O movimento tem esse nome por ter sido encabeçado pelo senador Joseph McCarthy, que incentivava uma caça às bruxas anticomunista e acusações sistemáticas de subversão e traição à pátria, numa espécie de nova versão do terror jacobino. Muita gente identificada com o pensamento progressista foi perseguida (e presa) por esse exagero.
O importante, no fim das contas, é compreender que esquerda e direita não travam uma disputa entre o bem e o mal, como radicais de ambos os lados dão a entender.
Os regimes totalitários da União Soviética e da China de Mao Tsé-tung deixaram uma fama terrível ao pensamento de esquerda, mas são exemplos extremos, que nada têm a ver com indivíduos que defendem uma maior participação do Estado em políticas sociais e econômicas. Assim como a farra na bolsa da década de 1920, que deu origem à Grande Depressão e levou milhões à miséria, não tem relação com cidadãos que apoiam a privatização de estatais e consideram que mercado livre e impostos baixos são pilares fundamentais para a criação de riqueza.

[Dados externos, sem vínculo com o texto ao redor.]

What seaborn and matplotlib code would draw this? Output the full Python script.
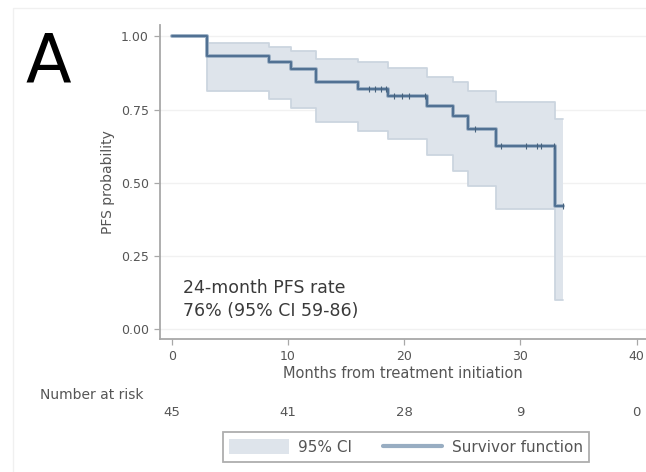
import numpy as np
import pandas as pd
import matplotlib
matplotlib.use("Agg")
import matplotlib.pyplot as plt
import matplotlib.patheffects as pe
from matplotlib.patches import Patch, Rectangle
from matplotlib.lines import Line2D
import matplotlib.transforms as mtransforms
import seaborn as sns

# Kaplan-Meier estimate of progression-free survival (step values after each time)
km_time = [0.0, 3.0, 8.4, 10.3, 12.4, 16.0, 18.6, 22.0, 24.2, 25.5, 27.9, 33.0, 33.7]
km_surv = [1.0, 0.933, 0.911, 0.889, 0.844, 0.822, 0.795, 0.762, 0.727, 0.684, 0.626, 0.420, 0.420]
ci_upper = [1.0, 0.979, 0.965, 0.951, 0.924, 0.911, 0.893, 0.862, 0.844, 0.815, 0.775, 0.718, 0.718]
ci_lower = [1.0, 0.812, 0.787, 0.755, 0.707, 0.678, 0.649, 0.594, 0.540, 0.489, 0.410, 0.099, 0.099]

# Censored observations (time, survival level)
cens_time = [17.0, 17.5, 18.0, 18.4, 19.1, 19.8, 20.4, 21.8, 26.1, 28.3, 30.5, 31.4, 31.8, 32.9, 33.7]
cens_surv = [0.822, 0.822, 0.822, 0.822, 0.795, 0.795, 0.795, 0.795, 0.684, 0.626, 0.626, 0.626, 0.626, 0.626, 0.420]

# Risk table
risk_months = [0, 10, 20, 30, 40]
risk_counts = [45, 41, 28, 9, 0]

y_ticks = [0.0, 0.25, 0.5, 0.75, 1.0]
y_ticklabels = ["0.00", "0.25", "0.50", "0.75", "1.00"]

km = pd.DataFrame({"month": km_time, "surv": km_surv,
                   "upper": ci_upper, "lower": ci_lower})
cens = pd.DataFrame({"month": cens_time, "surv": cens_surv})

sns.set_theme(style="white")
plt.rcParams["font.family"] = ["DejaVu Sans"]

fig = plt.figure(figsize=(6.46, 4.72), dpi=100)
W, H = 646, 472
ax = fig.add_axes([160 / W, (H - 339) / H, (646 - 160) / W, (339 - 25) / H])

ci_fill = "#dee4eb"
ci_edge = "#ccd5df"
line_col = "#4f7092"
grey_txt = "#555555"

# Confidence band
ax.fill_between(km["month"], km["lower"], km["upper"], step="post",
                color=ci_fill, linewidth=0, zorder=1)
for col in ["lower", "upper"]:
    ax.step(km["month"], km[col], where="post", color=ci_edge, lw=1.3, zorder=2)

# Survivor function
sns.lineplot(data=km, x="month", y="surv", drawstyle="steps-post", ax=ax,
             color=line_col, lw=1.4, zorder=3,
             path_effects=[pe.Stroke(linewidth=2.8, foreground="#9cb0c4"), pe.Normal()])
sns.scatterplot(data=cens, x="month", y="surv", ax=ax, marker="|", s=18,
                color="#46617c", linewidth=0.8, zorder=4)

ax.set_xlim(-1.0, 40.8)
ax.set_ylim(-0.034, 1.039)
ax.set_xticks(risk_months)
ax.set_xticklabels([str(m) for m in risk_months])
ax.set_yticks(y_ticks)
ax.set_yticklabels(y_ticklabels)
ax.grid(axis="y", color="#f1f1f1", lw=1.0)
ax.set_axisbelow(True)

for side in ["top", "right"]:
    ax.spines[side].set_visible(False)
for side in ["left", "bottom"]:
    ax.spines[side].set_color("#a8a8a8")
    ax.spines[side].set_linewidth(1.3)
ax.tick_params(axis="both", which="major", direction="out", length=4, width=0.9,
               color="#a8a8a8", labelcolor=grey_txt, labelsize=9, pad=4,
               bottom=True, left=True)

ax.set_xlabel("Months from treatment initiation", fontsize=10.5, color=grey_txt, labelpad=2)
ax.set_ylabel("PFS probability", fontsize=10, color=grey_txt, labelpad=4)

# Summary text inside the plot
ax.text(1.0, 0.141, "24-month PFS rate", fontsize=12.5, color="#3a3a3a", va="center")
ax.text(1.0, 0.060, "76% (95% CI 59-86)", fontsize=12.5, color="#3a3a3a", va="center")

# Risk table below the axis
trans = mtransforms.blended_transform_factory(ax.transData, fig.transFigure)
fig.text(40 / W, 1 - 395 / H, "Number at risk", fontsize=10, color=grey_txt,
         ha="left", va="center")
for m, n in zip(risk_months, risk_counts):
    ax.text(m, 1 - 413 / H, str(n), transform=trans, fontsize=9.5,
            color=grey_txt, ha="center", va="center", clip_on=False)

# Panel letter
fig.text(25 / W, 1 - 82 / H, "A", fontsize=48, color="black", ha="left", va="baseline")

# Faint graph-region outline
fig.patches.append(Rectangle((13 / W, -0.1), 1.2, 1.1 - 8 / H,
                             transform=fig.transFigure, fill=False,
                             edgecolor="#f0f0f0", lw=1.0, zorder=0))

handles = [Patch(facecolor=ci_fill, edgecolor="none"),
           Line2D([], [], color="#98adc2", lw=3)]
leg = fig.legend(handles, ["95% CI", "Survivor function"], loc="center",
                 bbox_to_anchor=(406 / W, 1 - 447 / H), ncol=2, fontsize=11,
                 frameon=True, fancybox=False, handlelength=3.9, handleheight=1.1,
                 columnspacing=2.0, handletextpad=0.6, borderpad=0.45,
                 borderaxespad=0)
leg.get_frame().set_edgecolor("#9a9a9a")
leg.get_frame().set_linewidth(1.3)
for t in leg.get_texts():
    t.set_color(grey_txt)

fig.savefig("out.png", dpi=100, facecolor="white")
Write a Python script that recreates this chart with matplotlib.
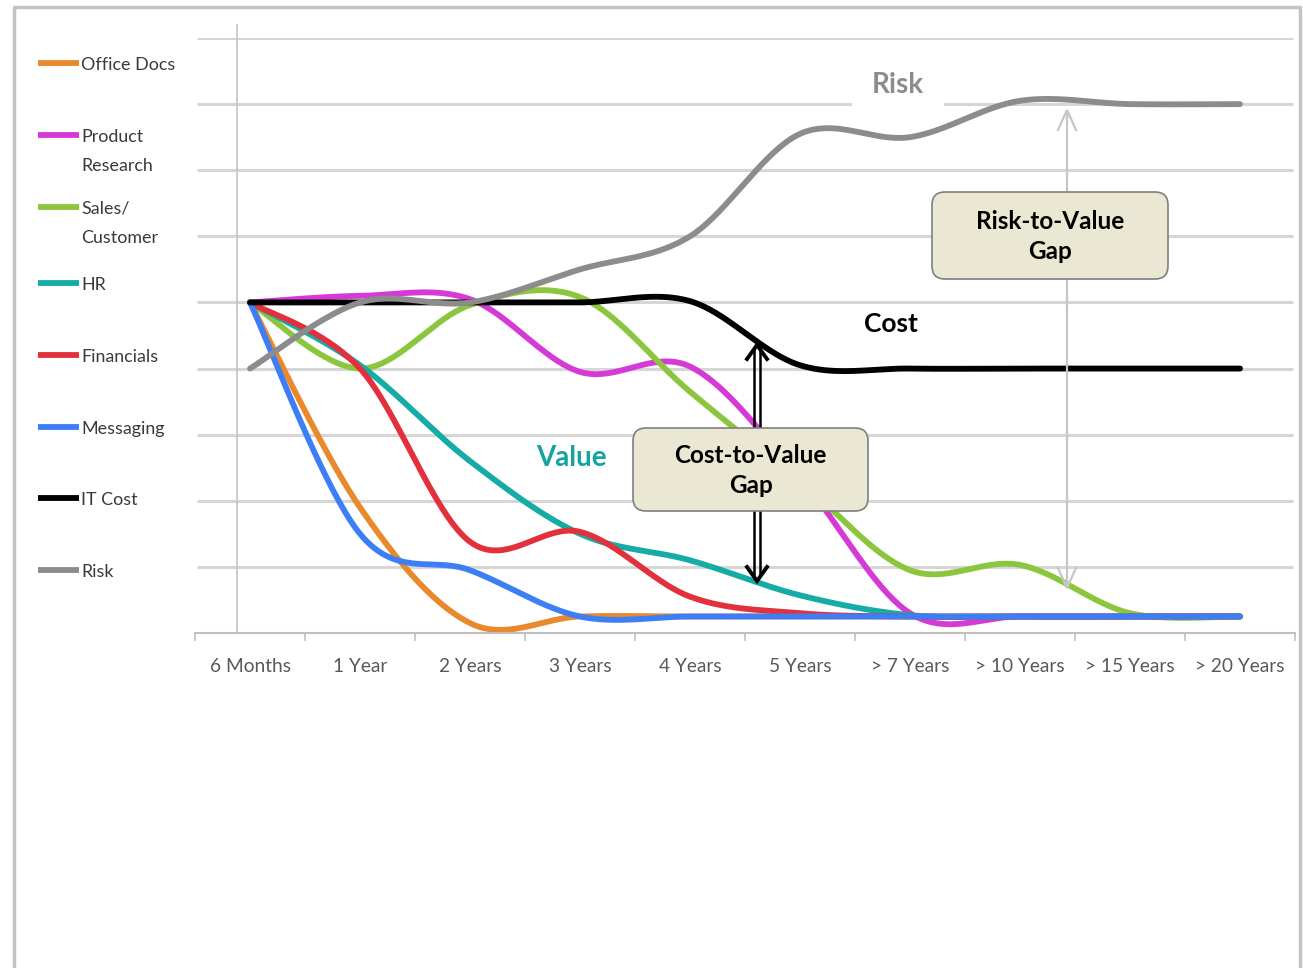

A divisão, no fundo, é aquela da origem dos termos “progressista” e “conservador”. Um lado pede mudanças rápidas, a começar pela intervenção do Estado para a redução da desigualdade. O outro entende que certos valores fizeram a sociedade chegar até aqui, a começar pelo livre mercado, e que mexer com eles levaria a um retrocesso.
E tudo bem. Dá para entender os dois pontos de vista não como antagônicos, mas como complementares. É possível extrair o melhor de cada lado para o bem comum. Complicado mesmo é o momento em que estamos vivendo. Uma onda de obscurantismo na qual, dependendo da sua inclinação política, você pode ser tachado de comunista ou de amante do fascismo sem ser uma coisa nem outra. No final, o fato é: entre os “istas” e os “ismos”, o fundamental mesmo é o humanismo dentro de cada um.